Computing needs a big increase in bandwidth to unleash the creativity of developers working on content for the Web, Intel's vice president told the Seybold conference in San Francisco on Monday. At the same session, the chief scientist of the famed Xerox PARC talked about a high-tech newsprint material in the works that can display digital text.
The lack of high-speed communications in the home "is the real limiter to having a new medium for consumers," said Avram Miller of Intel (INTC). The Net "will be relatively slow over the next five years."
Miller offered his forecasts of the Web's future during the "Visions of Computing" keynote. He said Web publishing needs more bandwidth, processing power, Web-development tools, new business models, and a lower cost of production to radically change online content as we know it.
"The fact is there's not much [good content] out there," he told about 1,000 attendees. But the audience for good content is not lacking, he added. Web developers should keep an international audience in mind. The United States only represents 30 percent of the chipmaker's business. In the next 10 years, Asia and Africa will have access to the same amount of information as US citizens, Miller said.
He also said computers will evolve to become friendlier to readers. The machines won't have a "boot up" or "log in" function anymore, but will have "instant on."
After Miller, Xerox's (XRX) chief scientist John Seely Brown discussed his company's product plans to accommodate the future of documents on the Net.
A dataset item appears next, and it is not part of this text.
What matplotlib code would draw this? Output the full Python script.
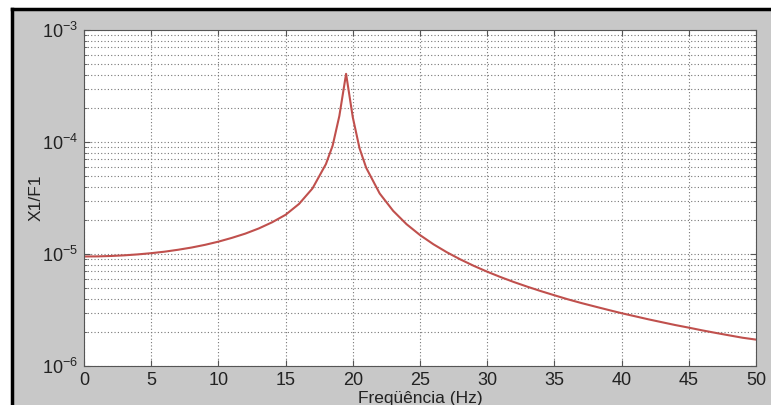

PARC's Brown demonstrated the research lab's vision of the future of documents. Xerox PARC -- the birthplace of the modern PC, Ethernet, and the laser printer -- is putting its research resources behind electronic documents with "fluid boundaries" between virtual and real worlds.
Brown described a "fluid-user interface" that allows users to annotate a document, quite literally, "in between the lines."
He also talked about PARC's "electric paper," an attempt to combine traditional paper with electronic documents. The newspapers of tomorrow will be published on a material that's flexible like fabric, but is coated with a substrate of charged balls, half white and half black. By changing the magnetic field behind balls, the balls rotate to form tiny dots that form letter and words. The material can be "erased" to accommodate the text of another publication.
Brown said the technology is in the prototype phase.
He also discussed a model for a physical, Web-enabled "document portal" based on a traditional copying machine. Physical documents can be copied to the Web or to email, or they can be filed according to underlined keywords. The portal machine can look up Web-site links contained in the document and get information on those pages. The physical paper becomes a "fluid boundary between the physical and virtual," he said.